Start of Collected data
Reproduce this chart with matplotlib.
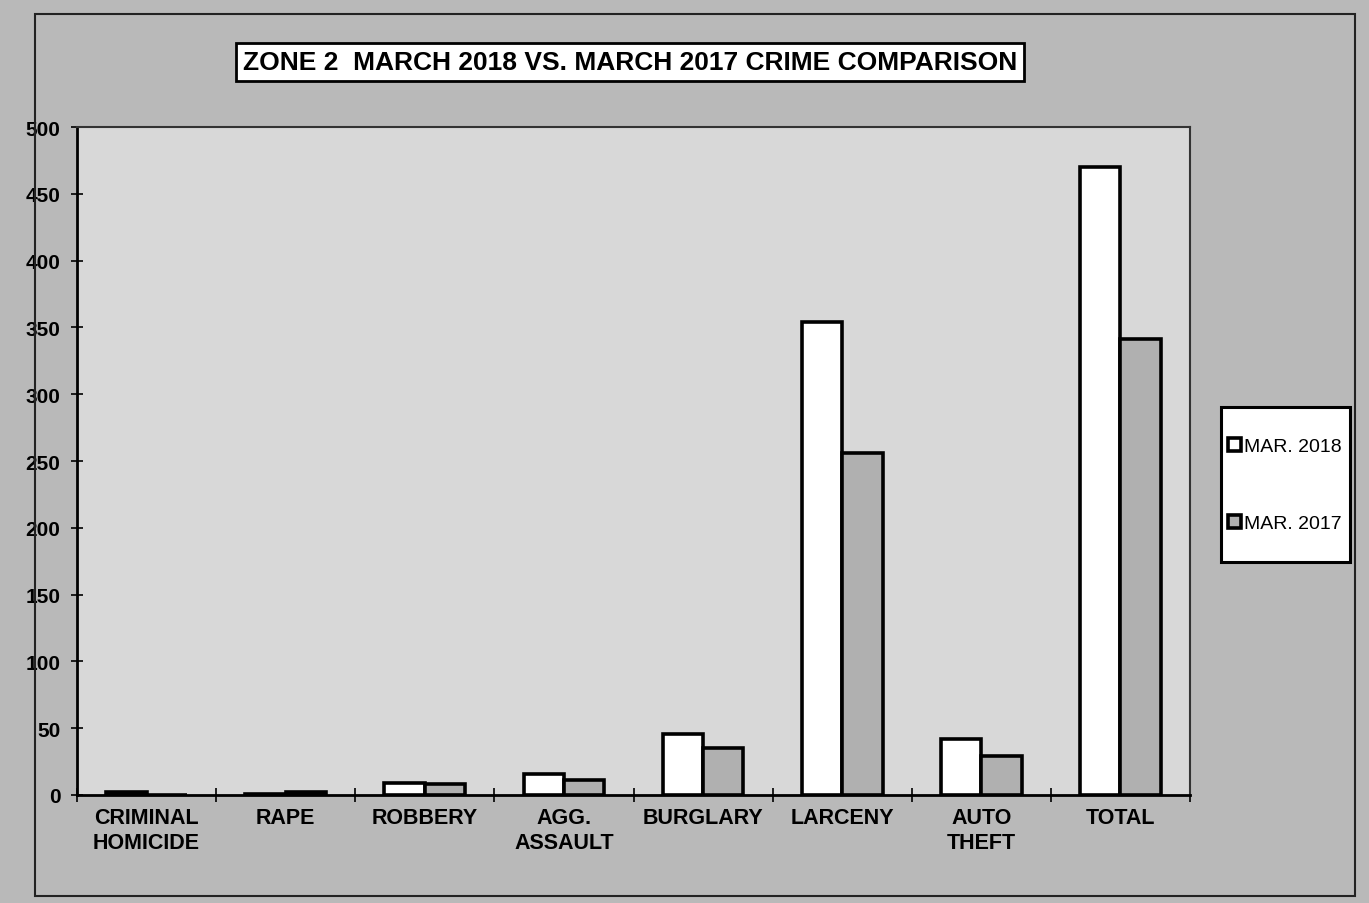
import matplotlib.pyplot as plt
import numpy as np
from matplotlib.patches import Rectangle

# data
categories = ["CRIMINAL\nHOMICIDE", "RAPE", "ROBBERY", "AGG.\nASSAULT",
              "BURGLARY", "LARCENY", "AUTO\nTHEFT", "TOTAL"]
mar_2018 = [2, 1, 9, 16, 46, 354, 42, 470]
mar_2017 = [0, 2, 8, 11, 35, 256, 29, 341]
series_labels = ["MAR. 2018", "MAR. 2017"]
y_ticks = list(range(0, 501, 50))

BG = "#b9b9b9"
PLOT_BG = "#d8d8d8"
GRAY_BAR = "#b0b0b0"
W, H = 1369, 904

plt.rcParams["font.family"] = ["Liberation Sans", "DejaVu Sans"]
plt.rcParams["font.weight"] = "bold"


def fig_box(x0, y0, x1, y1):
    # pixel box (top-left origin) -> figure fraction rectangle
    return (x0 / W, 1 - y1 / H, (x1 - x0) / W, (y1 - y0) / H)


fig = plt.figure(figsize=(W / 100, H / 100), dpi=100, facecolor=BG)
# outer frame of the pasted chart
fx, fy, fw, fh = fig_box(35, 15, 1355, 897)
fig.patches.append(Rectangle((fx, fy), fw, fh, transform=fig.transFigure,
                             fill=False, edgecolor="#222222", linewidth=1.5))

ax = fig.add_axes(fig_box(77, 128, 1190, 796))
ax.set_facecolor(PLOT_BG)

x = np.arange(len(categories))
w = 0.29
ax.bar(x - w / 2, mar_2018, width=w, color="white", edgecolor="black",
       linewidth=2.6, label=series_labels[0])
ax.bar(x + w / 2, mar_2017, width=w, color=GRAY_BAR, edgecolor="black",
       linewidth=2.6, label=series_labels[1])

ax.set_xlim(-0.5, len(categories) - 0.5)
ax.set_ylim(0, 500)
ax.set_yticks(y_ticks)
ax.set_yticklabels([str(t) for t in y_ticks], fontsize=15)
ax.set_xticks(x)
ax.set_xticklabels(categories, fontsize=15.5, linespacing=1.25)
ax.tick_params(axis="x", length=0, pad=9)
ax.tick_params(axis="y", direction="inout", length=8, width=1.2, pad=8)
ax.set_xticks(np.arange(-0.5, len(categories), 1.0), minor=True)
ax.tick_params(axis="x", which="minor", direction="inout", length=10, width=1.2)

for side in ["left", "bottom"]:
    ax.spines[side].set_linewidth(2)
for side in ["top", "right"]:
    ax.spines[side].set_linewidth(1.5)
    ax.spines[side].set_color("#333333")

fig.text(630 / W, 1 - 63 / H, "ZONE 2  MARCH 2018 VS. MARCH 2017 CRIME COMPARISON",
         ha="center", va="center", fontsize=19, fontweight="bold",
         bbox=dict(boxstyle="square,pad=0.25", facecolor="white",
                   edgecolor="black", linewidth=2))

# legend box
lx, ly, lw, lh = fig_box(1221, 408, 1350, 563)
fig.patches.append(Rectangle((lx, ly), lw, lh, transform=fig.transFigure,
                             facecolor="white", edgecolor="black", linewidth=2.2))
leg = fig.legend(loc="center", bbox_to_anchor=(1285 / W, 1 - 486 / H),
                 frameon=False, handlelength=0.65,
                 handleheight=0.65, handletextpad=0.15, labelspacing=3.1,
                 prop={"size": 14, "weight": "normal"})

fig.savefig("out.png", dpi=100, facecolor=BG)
End of Collected data
Pull every line containing "matplotlib" out of the data above.

> [Output for this exercise]:
Reproduce this chart with matplotlib.
import matplotlib.pyplot as plt
from matplotlib.patches import Rectangle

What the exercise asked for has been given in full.